10 August 2006

turning Japanese

Actually, the Japs are turning into us, only moreso. It seems that adoption of the Anglo-American model of competition and individual pursuit of promotion is having a disproportionately greater effect in Japan, where tradition dictated knowing your place in the team. And singing company songs, of course.

My usual immediate cheap shot would be denigrate the Washington Consensus model, but dammit, if Richard Stiglitz can turn apostate, why can't 'umble observers make a few similar observations. Of course the world is more complicated than this and it will be interesting to see whether any counterfactual evidence emerges from Japan or whether other factors are identified.


My theory of people's almost infinite capacity to absorb change, in particular in the workplace, should lead to saying something like "so what" to news such as that from Japan. I think people do find ways to get around or subvert the system, but then I've never worked on a chicken plucking production line. I don't know how you subvert that.

On a kind of similar note, there was a letter to the editor in yesterday's AFR from a young lawyer lambasting the culture of chasing billable hours, the heavy workloads this produces and the effect on work/home life. In today's edition there is a reply from an evidently more successful - or perhaps more driven - young lawyer arguing that yesterday's correspondent is obviously a failure and that the recent rise in such complaints is evidence of those will never make the grade because they're not good enough, so they just moan about the situation.

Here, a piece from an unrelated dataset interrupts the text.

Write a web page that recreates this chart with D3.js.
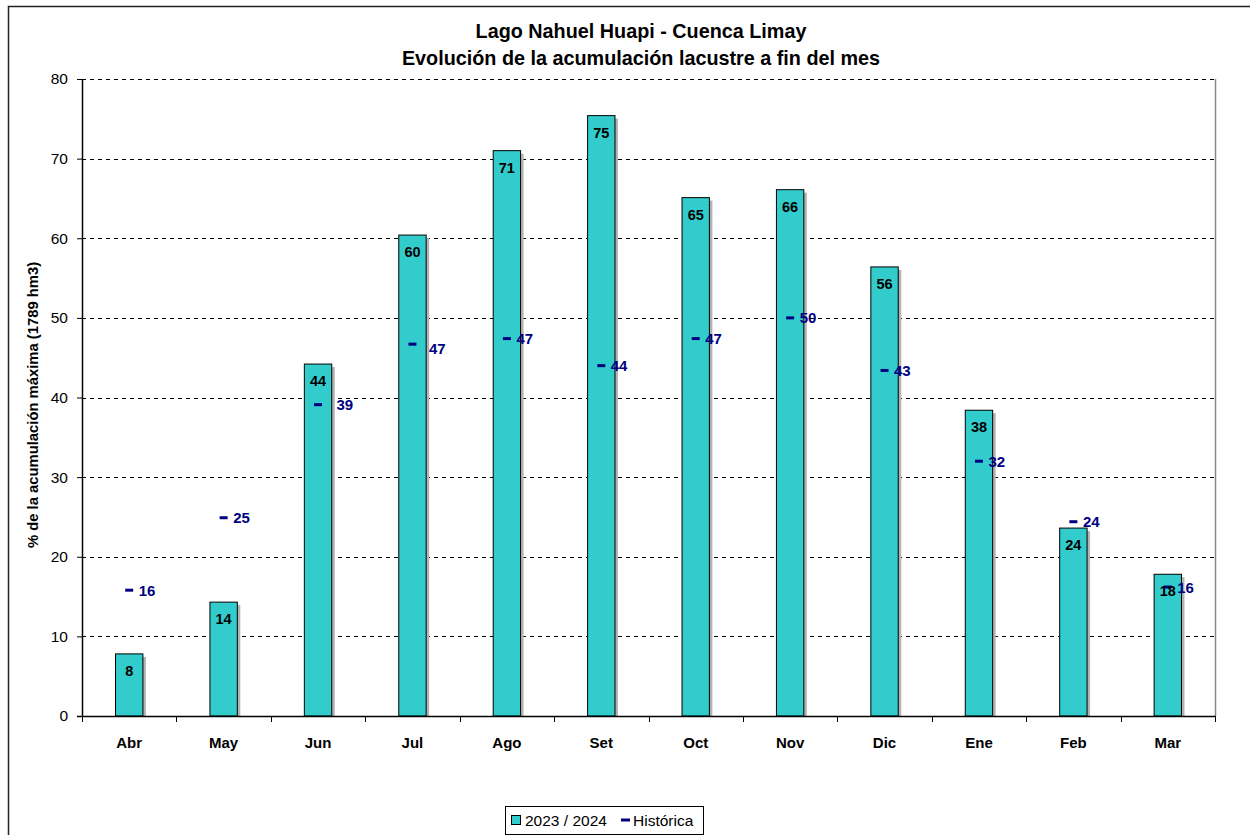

When I read today's letter, my first response was "maybe you shoud wait until you've matured a bit and you might see that different people hold different values and yours are not necessarily superior to the others, and yours might even change over time." And then I thought that I wouldn't want to be a client of a firm where an insufferably arrogant young lawyer valued maximising the firm's billable hours over providing the best service to the client.

We are all individuals.

2 comments:

shrimp56 said...

As a bleeding heart liberal who resents the intrusions into our lives brought by the managers of our current world I have to praise the Brits for getting these guys before as there would have been no after. No to remember to pack my favorite lipstick in my checked baggage!

phil said...

Hi Shrimp56 and thanks for visiting. I'm with you on that one, as you'll see from today's post even the 'wettest' of us have to give credit where it's due. As you're from the US I can understand how you must feel.